Samantha tried hard to block out that irritating humming coming from the opposite cubicle – it was that annoying Bess again – what was she humming? Oh good grief, was it Lionel Richie? How passé. She was grateful when her mobile phone began to vibrate on her desk, covering the irritating dirge of the serf girl with a clever rendition of “Take On Me.”
“Amos! Doll! …”, she began with exaggerated delight as she answered her diminutive mobile handset…
Fashionably Jarrah
Bev says:
I am in an inexplicably good mood today and nothing makes me happier than wailing on someone else’s fashion sense.
My neighbour at work today is wearing a lime green paisley see-through top with a delightfully huge key-hole cut out – revealing her décolletage in all its glory. This is enhanced by cork wedge heels, with a lime strap.
She calls everyone “doll” and her mobile phone ring-tone is A-ha’s “Take on Me”. Nothing is more enjoyable than having that endlessly blasting away at 3000 decibels as she steps away from her desk to make another cup of Jarrah.
Baileys from Dublin
It was 10am and literally hours after the depressing fruit and yoghurt meal Bev had consumed to break her fast. A little sweet pick-me-up was what she wanted, and she knew just the treat.
A few weeks ago, Bev had begrudgingly bought some Baileys flavoured chocolate at the Dublin airport, an offering for her colleagues after her weekend mini-break in Ireland. She wasn’t sure when the tradition of buying local treats had started but it was now a mandatory task to bring in sweetmeats following a trip. A glorious surprise when it was someone else sharing their holiday experience through the medium of chocolate, an irritating obligation when the task fell to her.
But she had taken a chance. Slinking into work early, Bev had sneakily placed the Bailey’s chocolate in her top drawer. Should anyone mention her trip she would bring out the chocolate and pass it around. But if the trip was to be forgotten, well … the chocolate would be hers and hers alone.
So a few weeks had safely passed.
Now, her desk mate, a Cambridge intern, offered her tea. “No, thanks” Bev politely refused. This would be the chance she would need.
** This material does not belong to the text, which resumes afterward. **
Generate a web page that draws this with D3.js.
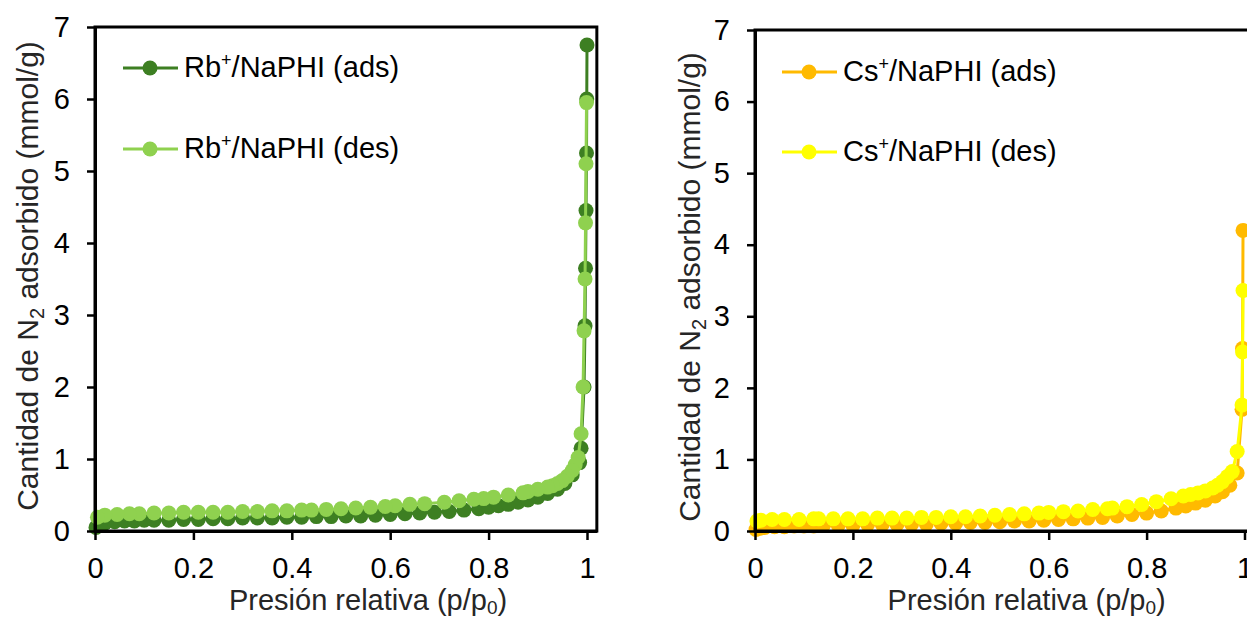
<!DOCTYPE html>
<html>
<head>
<meta charset="utf-8">
<script src="https://cdn.jsdelivr.net/npm/d3@7"></script>
<style>
  body { margin: 0; background: #fff; }
  svg { display: block; font-family: "Liberation Sans", Arial, sans-serif; }
</style>
</head>
<body>
<svg id="chart" width="1247" height="617"></svg>
<script>
// relative pressure / adsorbed amount
const rbAdsP = [0.002, 0.01, 0.02, 0.04, 0.06, 0.08, 0.10, 0.12, 0.15, 0.18, 0.21, 0.24, 0.27, 0.30, 0.33, 0.36, 0.39, 0.42, 0.45, 0.48, 0.51, 0.54, 0.57, 0.60, 0.63, 0.66, 0.69, 0.72, 0.75, 0.78, 0.80, 0.82, 0.84, 0.86, 0.88, 0.90, 0.92, 0.94, 0.955, 0.97, 0.985, 0.988, 0.994, 0.996, 0.997, 0.998, 0.999, 0.9995, 1.0];
const rbAdsV = [0.05, 0.09, 0.11, 0.13, 0.14, 0.14, 0.15, 0.15, 0.15, 0.16, 0.16, 0.17, 0.17, 0.18, 0.18, 0.18, 0.19, 0.19, 0.20, 0.20, 0.21, 0.21, 0.22, 0.23, 0.24, 0.25, 0.26, 0.27, 0.29, 0.31, 0.33, 0.35, 0.37, 0.40, 0.43, 0.47, 0.52, 0.58, 0.66, 0.78, 0.95, 1.15, 2.0, 2.85, 3.65, 4.45, 5.25, 6.0, 6.75];
const rbDesP = [0.999, 0.998, 0.997, 0.996, 0.994, 0.992, 0.988, 0.982, 0.976, 0.97, 0.96, 0.95, 0.94, 0.93, 0.92, 0.90, 0.88, 0.87, 0.84, 0.81, 0.79, 0.77, 0.74, 0.71, 0.67, 0.64, 0.61, 0.59, 0.56, 0.53, 0.50, 0.47, 0.44, 0.42, 0.39, 0.36, 0.33, 0.30, 0.27, 0.24, 0.21, 0.18, 0.15, 0.12, 0.09, 0.07, 0.045, 0.02, 0.005];
const rbDesV = [5.95, 5.1, 4.28, 3.5, 2.78, 2.0, 1.35, 1.02, 0.92, 0.84, 0.76, 0.70, 0.66, 0.63, 0.61, 0.58, 0.55, 0.53, 0.50, 0.47, 0.45, 0.44, 0.42, 0.40, 0.38, 0.37, 0.35, 0.34, 0.33, 0.32, 0.31, 0.30, 0.29, 0.29, 0.28, 0.28, 0.27, 0.27, 0.26, 0.26, 0.26, 0.26, 0.25, 0.25, 0.24, 0.24, 0.23, 0.22, 0.19];

const csAdsP = [0.002, 0.01, 0.02, 0.04, 0.06, 0.08, 0.10, 0.12, 0.14, 0.17, 0.20, 0.23, 0.26, 0.29, 0.32, 0.35, 0.38, 0.41, 0.44, 0.47, 0.50, 0.53, 0.56, 0.59, 0.62, 0.65, 0.68, 0.71, 0.74, 0.77, 0.80, 0.83, 0.86, 0.88, 0.90, 0.92, 0.94, 0.955, 0.97, 0.985, 0.995, 0.996, 0.997];
const csAdsV = [0.02, 0.04, 0.05, 0.06, 0.06, 0.07, 0.07, 0.07, 0.08, 0.08, 0.08, 0.09, 0.09, 0.09, 0.10, 0.10, 0.11, 0.11, 0.12, 0.12, 0.13, 0.14, 0.14, 0.15, 0.16, 0.17, 0.18, 0.19, 0.21, 0.23, 0.25, 0.28, 0.32, 0.35, 0.39, 0.43, 0.49, 0.55, 0.64, 0.81, 1.7, 2.55, 4.2];
const csDesP = [0.997, 0.996, 0.995, 0.985, 0.975, 0.965, 0.955, 0.945, 0.935, 0.92, 0.905, 0.89, 0.875, 0.85, 0.82, 0.79, 0.76, 0.73, 0.72, 0.69, 0.66, 0.63, 0.60, 0.58, 0.55, 0.52, 0.49, 0.46, 0.43, 0.40, 0.37, 0.34, 0.31, 0.28, 0.25, 0.22, 0.19, 0.16, 0.13, 0.12, 0.09, 0.06, 0.035, 0.012, 0.004];
const csDesV = [3.36, 2.5, 1.76, 1.11, 0.83, 0.76, 0.69, 0.64, 0.60, 0.56, 0.53, 0.51, 0.49, 0.45, 0.41, 0.37, 0.34, 0.32, 0.31, 0.30, 0.28, 0.27, 0.26, 0.25, 0.24, 0.23, 0.22, 0.21, 0.20, 0.20, 0.19, 0.19, 0.18, 0.18, 0.18, 0.17, 0.17, 0.17, 0.17, 0.17, 0.16, 0.16, 0.16, 0.15, 0.14];

const xTicks = [0, 0.2, 0.4, 0.6, 0.8, 1];
const yTicks = [0, 1, 2, 3, 4, 5, 6, 7];

const svg = d3.select("#chart");
const FS = 29;

function drawPanel(p) {
    const x = d3.scaleLinear().domain([0, 1.02]).range([p.left, p.left + p.unitX * 1.02]);
    const y = d3.scaleLinear().domain([0, 7]).range([p.bottom, p.top]);
    const g = svg.append("g");

    // series: ads first, des on top
    p.series.forEach(s => {
        const pts = s.px.map((v, i) => [v, s.py[i]]);
        g.append("path")
            .datum(pts)
            .attr("fill", "none")
            .attr("stroke", s.color)
            .attr("stroke-width", 3)
            .attr("stroke-linejoin", "round")
            .attr("d", d3.line().x(d => x(d[0])).y(d => y(d[1])));
        g.selectAll(null)
            .data(pts)
            .join("circle")
            .attr("cx", d => x(d[0]))
            .attr("cy", d => y(d[1]))
            .attr("r", 7.5)
            .attr("fill", s.color);
    });

    // frame
    g.append("rect")
        .attr("x", x(0)).attr("y", y(7))
        .attr("width", x(1.02) - x(0)).attr("height", y(0) - y(7))
        .attr("fill", "none").attr("stroke", "#000").attr("stroke-width", 3);

    const xAxis = g.append("g")
        .attr("transform", `translate(0,${y(0)})`)
        .call(d3.axisBottom(x).tickValues(xTicks).tickSize(9).tickSizeOuter(0).tickFormat(d3.format("~g")));
    xAxis.select(".domain").attr("stroke-width", 3);
    xAxis.selectAll(".tick line").attr("stroke-width", 2.5);
    xAxis.selectAll(".tick text").attr("font-size", FS).attr("fill", "#000")
        .attr("y", 47).attr("dy", 0);

    const yAxis = g.append("g")
        .attr("transform", `translate(${x(0)},0)`)
        .call(d3.axisLeft(y).tickValues(yTicks).tickSize(8).tickSizeOuter(0).tickFormat(d3.format("~g")));
    yAxis.select(".domain").attr("stroke-width", 3);
    yAxis.selectAll(".tick line").attr("stroke-width", 2.5);
    yAxis.selectAll(".tick text").attr("font-size", FS).attr("fill", "#000").attr("x", -25);
    xAxis.selectAll("path, line").attr("stroke", "#000");
    yAxis.selectAll("path, line").attr("stroke", "#000");

    // axis titles
    const xt = g.append("text")
        .attr("x", p.left + p.unitX * 0.555)
        .attr("y", 610)
        .attr("text-anchor", "middle")
        .attr("font-size", FS)
        .attr("fill", "#262626")
        .text("Presión relativa (p/p");
    xt.append("tspan").attr("font-size", 19).attr("dy", 4).text("0");
    xt.append("tspan").attr("dy", -4).text(")");

    const yt = g.append("text")
        .attr("transform", `translate(${p.yTitleX},${p.yTitleY}) rotate(-90)`)
        .attr("text-anchor", "middle")
        .attr("font-size", 30)
        .attr("fill", "#262626")
        .text("Cantidad de N");
    yt.append("tspan").attr("font-size", 20).attr("dy", 6).text("2");
    yt.append("tspan").attr("dy", -6).text(" adsorbido (mmol/g)");

    // legend
    p.series.forEach((s, i) => {
        const ly = p.legY[i];
        g.append("line")
            .attr("x1", p.legX).attr("x2", p.legX + 55)
            .attr("y1", ly).attr("y2", ly)
            .attr("stroke", s.color).attr("stroke-width", 3);
        g.append("circle")
            .attr("cx", p.legX + 27).attr("cy", ly).attr("r", 7.5)
            .attr("fill", s.color);
        const t = g.append("text")
            .attr("x", p.legX + 61).attr("y", ly + 9)
            .attr("font-size", FS).attr("fill", "#000")
            .text(p.ion);
        t.append("tspan").attr("font-size", 18).attr("dy", -11).text("+");
        t.append("tspan").attr("dy", 11).text(s.label);
    });
}

drawPanel({
    left: 95, unitX: 492, top: 27, bottom: 531,
    yTitleX: 38, yTitleY: 276,
    legX: 123, legY: [68, 149], ion: "Rb",
    series: [
        {px: rbAdsP, py: rbAdsV, color: "#3d7f22", label: "/NaPHI (ads)"},
        {px: rbDesP, py: rbDesV, color: "#8fd14f", label: "/NaPHI (des)"}
    ]
});

drawPanel({
    left: 755, unitX: 489.5, top: 30, bottom: 531,
    yTitleX: 700, yTitleY: 287,
    legX: 782, legY: [72, 152], ion: "Cs",
    series: [
        {px: csAdsP, py: csAdsV, color: "#ffba00", label: "/NaPHI (ads)"},
        {px: csDesP, py: csDesV, color: "#ffff00", label: "/NaPHI (des)"}
    ]
});
</script>
</body>
</html>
The intern went to the kitchen.
Bev slid the drawer open and pulled out the chocolate. Muffling the sound of the wrapper as best she could she broke off a piece, 2 pieces and guiltily shoved them in her mouth. Eat, EAT, she thought, there wasn’t much time!
Shortbread Fingers
Bev snuck open her desk draw carefully, revealing a packet of Walkers ‘Homebake Recipe’ Shortbread Fingers. There weren’t many left, a terrible tribute to Bev’s gluttony given she had only bought them yesterday and they had actually been meant as a ‘thank you’ gift for an American colleague.
She wanted desperately to avoid sharing them with her colleagues.
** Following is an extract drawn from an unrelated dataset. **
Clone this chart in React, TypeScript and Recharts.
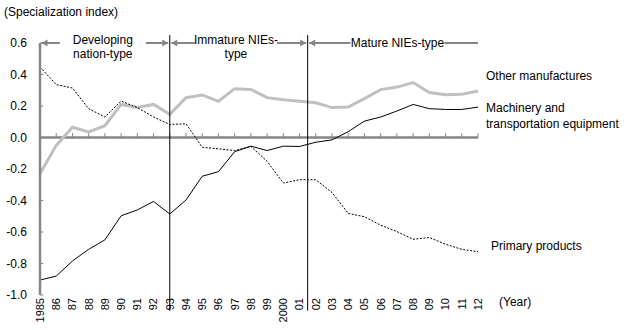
import { LineChart, Line, XAxis, YAxis, ReferenceLine } from "recharts";

const years = [
  1985, 1986, 1987, 1988, 1989, 1990, 1991, 1992, 1993, 1994, 1995, 1996, 1997, 1998,
  1999, 2000, 2001, 2002, 2003, 2004, 2005, 2006, 2007, 2008, 2009, 2010, 2011, 2012,
];
const yearLabels = [
  "1985", "86", "87", "88", "89", "90", "91", "92", "93", "94", "95", "96", "97", "98",
  "99", "2000", "01", "02", "03", "04", "05", "06", "07", "08", "09", "10", "11", "12",
];
const otherManufactures = [
  -0.23, -0.05, 0.065, 0.035, 0.075, 0.21, 0.19, 0.21, 0.147, 0.253, 0.27, 0.23, 0.31, 0.305,
  0.253, 0.24, 0.23, 0.22, 0.19, 0.193, 0.247, 0.304, 0.32, 0.349, 0.285, 0.272, 0.274, 0.295,
];
const machinery = [
  -0.905, -0.88, -0.784, -0.71, -0.65, -0.497, -0.46, -0.406, -0.486, -0.397, -0.246, -0.217, -0.09, -0.055,
  -0.083, -0.055, -0.057, -0.03, -0.015, 0.037, 0.104, 0.13, 0.168, 0.21, 0.183, 0.178, 0.178, 0.193,
];
const primaryProducts = [
  0.448, 0.336, 0.314, 0.183, 0.13, 0.231, 0.19, 0.13, 0.083, 0.087, -0.062, -0.072, -0.083, -0.057,
  -0.151, -0.289, -0.268, -0.268, -0.349, -0.482, -0.503, -0.557, -0.597, -0.646, -0.635, -0.678, -0.71, -0.725,
];
const yTicks = [-1, -0.8, -0.6, -0.4, -0.2, 0, 0.2, 0.4, 0.6];

// stage bands drawn along the top of the plot
const phases = [
  { lines: ["Developing", "nation-type"], from: 1985, to: 1993, textAt: 0.484, gap: 43, arrowEnd: true },
  { lines: ["Immature NIEs-", "type"], from: 1993, to: 2001.5, textAt: 0.48, gap: 41, arrowEnd: true },
  { lines: ["Mature NIEs-type"], from: 2001.5, to: 2012, textAt: 0.527, gap: 47, arrowEnd: false },
];
const phaseBreaks = [1993, 2001.5];

const rows = years.map((year, i) => ({
  year,
  other: otherManufactures[i],
  machinery: machinery[i],
  primary: primaryProducts[i],
}));

const FONT = "'Liberation Sans', Arial, sans-serif";
const AXIS = "#868686";

function YearTick(props: any) {
  const { x, y, payload } = props;
  const label = yearLabels[years.indexOf(payload.value)];
  return (
    <text
      x={x}
      y={y}
      transform={`rotate(-90 ${x} ${y})`}
      textAnchor="end"
      dy="0.35em"
      fontSize={11}
      fontFamily={FONT}
      fill="#000"
    >
      {label}
    </text>
  );
}

function phaseShape(phase: (typeof phases)[number]) {
  return (props: any) => {
    const { x1, x2, y1 } = props;
    const left = x1 + 1.5;
    const right = phase.arrowEnd ? x2 - 1.5 : x2;
    const cx = x1 + (x2 - x1) * phase.textAt;
    const y = y1;
    const two = phase.lines.length > 1;
    return (
      <g>
        <line x1={left} y1={y} x2={cx - phase.gap} y2={y} stroke={AXIS} strokeWidth={2} />
        <line x1={cx + phase.gap} y1={y} x2={right} y2={y} stroke={AXIS} strokeWidth={2} />
        <polygon points={`${left},${y} ${left + 6},${y - 3.5} ${left + 6},${y + 3.5}`} fill={AXIS} />
        {phase.arrowEnd && (
          <polygon points={`${right},${y} ${right - 6},${y - 3.5} ${right - 6},${y + 3.5}`} fill={AXIS} />
        )}
        {phase.lines.map((t, i) => (
          <text
            key={t}
            x={cx}
            y={two ? y - 3 + i * 13.5 : y}
            dy="0.35em"
            textAnchor="middle"
            fontSize={12}
            fontFamily={FONT}
            fill="#000"
          >
            {t}
          </text>
        ))}
      </g>
    );
  };
}

const labelStyle: React.CSSProperties = {
  position: "absolute",
  fontFamily: FONT,
  fontSize: 12,
  lineHeight: "14px",
  color: "#000",
  whiteSpace: "nowrap",
};

export default function App() {
  return (
    <div style={{ position: "absolute", left: 0, top: 0, width: 630, height: 330, background: "#fff" }}>
      <LineChart width={630} height={330} data={rows} margin={{ top: 43, right: 152, bottom: 0, left: 0 }}>
        <XAxis
          dataKey="year"
          type="number"
          domain={[1985, 2012]}
          ticks={years}
          interval={0}
          axisLine={false}
          tickLine={false}
          tickSize={0}
          tickMargin={3}
          height={35}
          tick={<YearTick />}
        />
        <YAxis
          type="number"
          domain={[-1, 0.6]}
          ticks={yTicks}
          interval={0}
          width={40}
          axisLine={{ stroke: AXIS, strokeWidth: 2.5 }}
          tickLine={false}
          tickSize={0}
          tickMargin={13}
          tickFormatter={(v: number) => v.toFixed(1)}
          tick={{ fill: "#000", fontSize: 12, fontFamily: FONT }}
        />
        <ReferenceLine y={0} stroke={AXIS} strokeWidth={2.5} />
        {years.map((yr) => (
          <ReferenceLine key={`xt${yr}`} segment={[{ x: yr, y: 0 }, { x: yr, y: 0.028 }]} stroke={AXIS} />
        ))}
        {yTicks.map((v) => (
          <ReferenceLine key={`yt${v}`} segment={[{ x: 1985, y: v }, { x: 1985.2, y: v }]} stroke={AXIS} />
        ))}
        <Line dataKey="other" stroke="#c0c0c0" strokeWidth={3} dot={false} isAnimationActive={false} />
        <Line dataKey="machinery" stroke="#000" strokeWidth={1} dot={false} isAnimationActive={false} />
        <Line
          dataKey="primary"
          stroke="#000"
          strokeWidth={1}
          strokeDasharray="2 1.5"
          dot={false}
          isAnimationActive={false}
        />
        {phaseBreaks.map((b) => (
          <ReferenceLine
            key={`pb${b}`}
            segment={[{ x: b, y: 0.65 }, { x: b, y: -1.1 }]}
            stroke="#000"
            strokeWidth={1}
            ifOverflow="visible"
          />
        ))}
        {phases.map((p) => (
          <ReferenceLine
            key={p.lines[0]}
            segment={[{ x: p.from, y: 0.6 }, { x: p.to, y: 0.6 }]}
            ifOverflow="visible"
            shape={phaseShape(p)}
          />
        ))}
      </LineChart>
      <div style={{ ...labelStyle, left: 4, top: 5 }}>(Specialization index)</div>
      <div style={{ ...labelStyle, left: 486, top: 69 }}>Other manufactures</div>
      <div style={{ ...labelStyle, left: 486, top: 100, lineHeight: "16px" }}>
        Machinery and
        <br />
        transportation equipment
      </div>
      <div style={{ ...labelStyle, left: 491, top: 239 }}>Primary products</div>
      <div style={{ ...labelStyle, left: 499, top: 295 }}>(Year)</div>
    </div>
  );
}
A loud cough and a practiced twist of her fingers managed to ply one of the buttery treats from its cardboard home. Hmmm… a nice treat for elevenses, thought Bev as she took her first bite. Pure but guilty bliss – this was going straight to her thighs. Taking a small sip of tea (no milk, she was watching her weight) she looked around at her colleagues. 4 people less than a metre from her. They had no idea. Ha ha ha haaaaa. It was these little pettinesses that made coming to work worthwhile.